Take the material below and retype it in full; pictures are left out.
— start of Extracted information —
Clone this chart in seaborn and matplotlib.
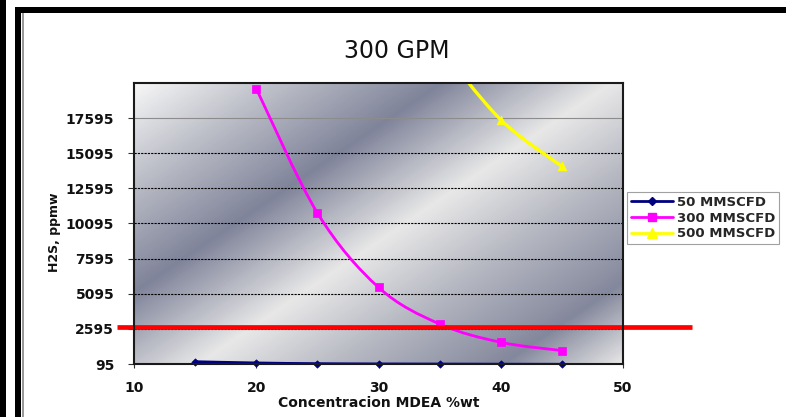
import numpy as np
import pandas as pd
import matplotlib
matplotlib.use("Agg")
import matplotlib.pyplot as plt
import seaborn as sns
from matplotlib.path import Path
from matplotlib.patches import PathPatch, Rectangle
from matplotlib.lines import Line2D
from matplotlib.colors import LinearSegmentedColormap

# ---------------- data ----------------
title = "300 GPM"
x_label = "Concentracion MDEA %wt"
y_label = "H2S, ppmw"
series_names = ["50 MMSCFD", "300 MMSCFD", "500 MMSCFD"]

conc_50 = [15, 20, 25, 30, 35, 40, 45]
h2s_50 = [260, 170, 120, 100, 90, 80, 75]

conc_300 = [20, 25, 30, 35, 40, 45]
h2s_300 = [19700, 10850, 5550, 2940, 1640, 1050]

conc_500 = [35, 40, 45]
h2s_500 = [22700, 17480, 14160]

limit_h2s = 2700

x_ticks = [10, 20, 30, 40, 50]
y_ticks = [95, 2595, 5095, 7595, 10095, 12595, 15095, 17595]
y_max = 20095

colors = ["#000080", "#FF00FF", "#FFFF00"]
markers = ["D", "s", "^"]

# ---------------- figure ----------------
sns.set_style("white")
plt.rcParams["font.family"] = ["DejaVu Sans"]

W, H = 786, 417
fig = plt.figure(figsize=(W / 100, H / 100), dpi=100)
fig.patch.set_facecolor("white")

# frame bars around the picture
fig.add_artist(Rectangle((0, 0), 6 / W, 1, transform=fig.transFigure, color="black", lw=0))
fig.add_artist(Rectangle((15 / W, 0), 6 / W, (H - 7) / H, transform=fig.transFigure, color="black", lw=0))
fig.add_artist(Rectangle((15 / W, 1 - 13 / H), (W - 15) / W, 6 / H, transform=fig.transFigure, color="black", lw=0))
fig.add_artist(Rectangle((22 / W, 0), 1.5 / W, (H - 13) / H, transform=fig.transFigure, color="#9a9a9a", lw=0))

ax_l, ax_r, ax_t, ax_b = 134, 623, 83, 364
ax = fig.add_axes([ax_l / W, 1 - ax_b / H, (ax_r - ax_l) / W, (ax_b - ax_t) / H])
ax.set_facecolor("none")

# metallic diagonal gradient background
pw, ph = ax_r - ax_l, ax_b - ax_t
xx, yy = np.meshgrid(np.arange(pw), np.arange(ph))
u = xx * 0.68 + yy
u = u / u.max()
cmap = LinearSegmentedColormap.from_list(
    "metal",
    [(0.0, "#f7f7f7"), (0.17, "#b9bbc5"), (0.34, "#80849a"), (0.53, "#e8e8e8"),
     (0.69, "#b5b7c1"), (0.87, "#84889c"), (1.0, "#e6e6e6")],
)
ax.imshow(u, cmap=cmap, extent=[0, 1, 0, 1], transform=ax.transAxes,
          aspect="auto", zorder=0, interpolation="bilinear")

ax.set_xlim(10, 50)
ax.set_ylim(95, y_max)


def smooth_path(xs, ys):
    pts = np.column_stack([xs, ys]).astype(float)
    n = len(pts)
    verts = [pts[0]]
    codes = [Path.MOVETO]
    for i in range(n - 1):
        p0 = pts[i - 1] if i > 0 else pts[i]
        p1 = pts[i]
        p2 = pts[i + 1]
        p3 = pts[i + 2] if i + 2 < n else pts[i + 1]
        c1 = p1 + (p2 - p0) / 6.0
        c2 = p2 - (p3 - p1) / 6.0
        verts += [c1, c2, p2]
        codes += [Path.CURVE4] * 3
    return Path(verts, codes)


all_x = [conc_50, conc_300, conc_500]
all_y = [h2s_50, h2s_300, h2s_500]
lws = [2.0, 2.0, 2.4]
for xs, ys, c, lw in zip(all_x, all_y, colors, lws):
    patch = PathPatch(smooth_path(xs, ys), fill=False, edgecolor=c, lw=lw,
                      zorder=3, capstyle="round", joinstyle="round")
    ax.add_patch(patch)

df50 = pd.DataFrame({"conc": conc_50, "h2s": h2s_50})
df300 = pd.DataFrame({"conc": conc_300, "h2s": h2s_300})
df500 = pd.DataFrame({"conc": conc_500, "h2s": h2s_500})
sns.scatterplot(data=df50, x="conc", y="h2s", ax=ax, color=colors[0], marker="D",
                s=14, edgecolor=colors[0], linewidth=0.5, zorder=4, clip_on=False, legend=False)
sns.scatterplot(data=df300, x="conc", y="h2s", ax=ax, color=colors[1], marker="s",
                s=38, edgecolor=colors[1], linewidth=0.5, zorder=4, legend=False)
sns.scatterplot(data=df500, x="conc", y="h2s", ax=ax, color=colors[2], marker="^",
                s=40, edgecolor=colors[2], linewidth=0.5, zorder=4, legend=False)

# red limit line, extending beyond the plot area
ax.axhline(limit_h2s, xmin=-0.035, xmax=1.141, color="#FF0000", lw=3.4,
           clip_on=False, zorder=5, solid_capstyle="butt")

# grid
ax.set_yticks(y_ticks)
ax.set_xticks(x_ticks)
ax.grid(axis="y", color="black", linestyle=(0, (2, 1)), lw=0.8, zorder=1)
ax.grid(axis="x", visible=False)
for tk, gl in zip(y_ticks, ax.get_ygridlines()):
    if tk == 17595:
        gl.set_color("#8c8c8c")
        gl.set_linestyle("-")
ax.set_axisbelow(False)
for gl in ax.get_ygridlines():
    gl.set_zorder(1)

for sp in ax.spines.values():
    sp.set_visible(True)
    sp.set_color("#1a1a1a")
    sp.set_linewidth(1.5)
    sp.set_zorder(6)

ax.tick_params(axis="y", direction="out", length=4.3, width=0.8, color="#333333",
               pad=10, labelsize=10, left=True)
ax.tick_params(axis="x", direction="out", length=3, width=0.8, color="#333333",
               pad=9, labelsize=10, bottom=True)
for lab in ax.get_xticklabels() + ax.get_yticklabels():
    lab.set_fontweight("bold")
    lab.set_color("#111111")

ax.set_xlabel(x_label, fontsize=10, fontweight="bold", color="#111111")
ax.set_ylabel(y_label, fontsize=9, fontweight="bold", color="#111111")
ax.xaxis.set_label_coords(0.5, -0.114)
ax.yaxis.set_label_coords(-0.149, 0.47)

fig.text(397 / W, 1 - 58 / H, title, ha="center", va="baseline", fontsize=17,
         color="#111111")

handles = [Line2D([], [], color=c, marker=m, lw=2, markersize=ms,
                  markeredgecolor=c)
           for c, m, ms in zip(colors, markers, [4, 6, 6.5])]
leg = fig.legend(handles, series_names, loc="upper left",
                 bbox_to_anchor=(627 / W, 1 - 192 / H), frameon=True,
                 fancybox=False, borderaxespad=0, borderpad=0.3,
                 handlelength=3.2, handletextpad=0.3, labelspacing=0.2,
                 prop={"weight": "bold", "size": 9.5})
leg.get_frame().set_edgecolor("#8a8a8a")
leg.get_frame().set_linewidth(0.8)
leg.get_frame().set_facecolor("white")

fig.savefig("out.png", dpi=100)
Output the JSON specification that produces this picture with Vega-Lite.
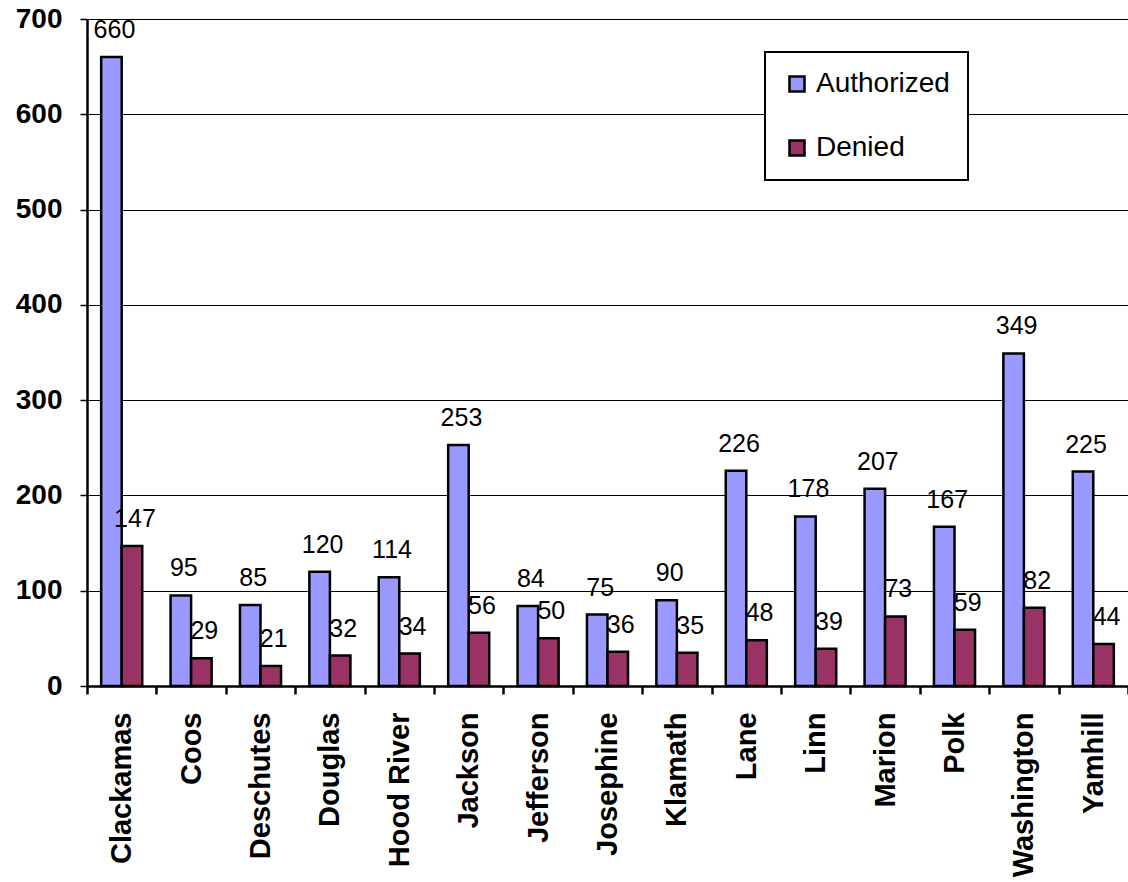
— end of Extracted information —
# [Written response]
Clone this chart in seaborn and matplotlib.
import numpy as np
import pandas as pd
import matplotlib
matplotlib.use("Agg")
import matplotlib.pyplot as plt
import seaborn as sns
from matplotlib.path import Path
from matplotlib.patches import PathPatch, Rectangle
from matplotlib.lines import Line2D
from matplotlib.colors import LinearSegmentedColormap

# ---------------- data ----------------
title = "300 GPM"
x_label = "Concentracion MDEA %wt"
y_label = "H2S, ppmw"
series_names = ["50 MMSCFD", "300 MMSCFD", "500 MMSCFD"]

conc_50 = [15, 20, 25, 30, 35, 40, 45]
h2s_50 = [260, 170, 120, 100, 90, 80, 75]

conc_300 = [20, 25, 30, 35, 40, 45]
h2s_300 = [19700, 10850, 5550, 2940, 1640, 1050]

conc_500 = [35, 40, 45]
h2s_500 = [22700, 17480, 14160]

limit_h2s = 2700

x_ticks = [10, 20, 30, 40, 50]
y_ticks = [95, 2595, 5095, 7595, 10095, 12595, 15095, 17595]
y_max = 20095

colors = ["#000080", "#FF00FF", "#FFFF00"]
markers = ["D", "s", "^"]

# ---------------- figure ----------------
sns.set_style("white")
plt.rcParams["font.family"] = ["DejaVu Sans"]

W, H = 786, 417
fig = plt.figure(figsize=(W / 100, H / 100), dpi=100)
fig.patch.set_facecolor("white")

# frame bars around the picture
fig.add_artist(Rectangle((0, 0), 6 / W, 1, transform=fig.transFigure, color="black", lw=0))
fig.add_artist(Rectangle((15 / W, 0), 6 / W, (H - 7) / H, transform=fig.transFigure, color="black", lw=0))
fig.add_artist(Rectangle((15 / W, 1 - 13 / H), (W - 15) / W, 6 / H, transform=fig.transFigure, color="black", lw=0))
fig.add_artist(Rectangle((22 / W, 0), 1.5 / W, (H - 13) / H, transform=fig.transFigure, color="#9a9a9a", lw=0))

ax_l, ax_r, ax_t, ax_b = 134, 623, 83, 364
ax = fig.add_axes([ax_l / W, 1 - ax_b / H, (ax_r - ax_l) / W, (ax_b - ax_t) / H])
ax.set_facecolor("none")

# metallic diagonal gradient background
pw, ph = ax_r - ax_l, ax_b - ax_t
xx, yy = np.meshgrid(np.arange(pw), np.arange(ph))
u = xx * 0.68 + yy
u = u / u.max()
cmap = LinearSegmentedColormap.from_list(
    "metal",
    [(0.0, "#f7f7f7"), (0.17, "#b9bbc5"), (0.34, "#80849a"), (0.53, "#e8e8e8"),
     (0.69, "#b5b7c1"), (0.87, "#84889c"), (1.0, "#e6e6e6")],
)
ax.imshow(u, cmap=cmap, extent=[0, 1, 0, 1], transform=ax.transAxes,
          aspect="auto", zorder=0, interpolation="bilinear")

ax.set_xlim(10, 50)
ax.set_ylim(95, y_max)


def smooth_path(xs, ys):
    pts = np.column_stack([xs, ys]).astype(float)
    n = len(pts)
    verts = [pts[0]]
    codes = [Path.MOVETO]
    for i in range(n - 1):
        p0 = pts[i - 1] if i > 0 else pts[i]
        p1 = pts[i]
        p2 = pts[i + 1]
        p3 = pts[i + 2] if i + 2 < n else pts[i + 1]
        c1 = p1 + (p2 - p0) / 6.0
        c2 = p2 - (p3 - p1) / 6.0
        verts += [c1, c2, p2]
        codes += [Path.CURVE4] * 3
    return Path(verts, codes)


all_x = [conc_50, conc_300, conc_500]
all_y = [h2s_50, h2s_300, h2s_500]
lws = [2.0, 2.0, 2.4]
for xs, ys, c, lw in zip(all_x, all_y, colors, lws):
    patch = PathPatch(smooth_path(xs, ys), fill=False, edgecolor=c, lw=lw,
                      zorder=3, capstyle="round", joinstyle="round")
    ax.add_patch(patch)

df50 = pd.DataFrame({"conc": conc_50, "h2s": h2s_50})
df300 = pd.DataFrame({"conc": conc_300, "h2s": h2s_300})
df500 = pd.DataFrame({"conc": conc_500, "h2s": h2s_500})
sns.scatterplot(data=df50, x="conc", y="h2s", ax=ax, color=colors[0], marker="D",
                s=14, edgecolor=colors[0], linewidth=0.5, zorder=4, clip_on=False, legend=False)
sns.scatterplot(data=df300, x="conc", y="h2s", ax=ax, color=colors[1], marker="s",
                s=38, edgecolor=colors[1], linewidth=0.5, zorder=4, legend=False)
sns.scatterplot(data=df500, x="conc", y="h2s", ax=ax, color=colors[2], marker="^",
                s=40, edgecolor=colors[2], linewidth=0.5, zorder=4, legend=False)

# red limit line, extending beyond the plot area
ax.axhline(limit_h2s, xmin=-0.035, xmax=1.141, color="#FF0000", lw=3.4,
           clip_on=False, zorder=5, solid_capstyle="butt")

# grid
ax.set_yticks(y_ticks)
ax.set_xticks(x_ticks)
ax.grid(axis="y", color="black", linestyle=(0, (2, 1)), lw=0.8, zorder=1)
ax.grid(axis="x", visible=False)
for tk, gl in zip(y_ticks, ax.get_ygridlines()):
    if tk == 17595:
        gl.set_color("#8c8c8c")
        gl.set_linestyle("-")
ax.set_axisbelow(False)
for gl in ax.get_ygridlines():
    gl.set_zorder(1)

for sp in ax.spines.values():
    sp.set_visible(True)
    sp.set_color("#1a1a1a")
    sp.set_linewidth(1.5)
    sp.set_zorder(6)

ax.tick_params(axis="y", direction="out", length=4.3, width=0.8, color="#333333",
               pad=10, labelsize=10, left=True)
ax.tick_params(axis="x", direction="out", length=3, width=0.8, color="#333333",
               pad=9, labelsize=10, bottom=True)
for lab in ax.get_xticklabels() + ax.get_yticklabels():
    lab.set_fontweight("bold")
    lab.set_color("#111111")

ax.set_xlabel(x_label, fontsize=10, fontweight="bold", color="#111111")
ax.set_ylabel(y_label, fontsize=9, fontweight="bold", color="#111111")
ax.xaxis.set_label_coords(0.5, -0.114)
ax.yaxis.set_label_coords(-0.149, 0.47)

fig.text(397 / W, 1 - 58 / H, title, ha="center", va="baseline", fontsize=17,
         color="#111111")

handles = [Line2D([], [], color=c, marker=m, lw=2, markersize=ms,
                  markeredgecolor=c)
           for c, m, ms in zip(colors, markers, [4, 6, 6.5])]
leg = fig.legend(handles, series_names, loc="upper left",
                 bbox_to_anchor=(627 / W, 1 - 192 / H), frameon=True,
                 fancybox=False, borderaxespad=0, borderpad=0.3,
                 handlelength=3.2, handletextpad=0.3, labelspacing=0.2,
                 prop={"weight": "bold", "size": 9.5})
leg.get_frame().set_edgecolor("#8a8a8a")
leg.get_frame().set_linewidth(0.8)
leg.get_frame().set_facecolor("white")

fig.savefig("out.png", dpi=100)
Output the JSON specification that produces this picture with Vega-Lite.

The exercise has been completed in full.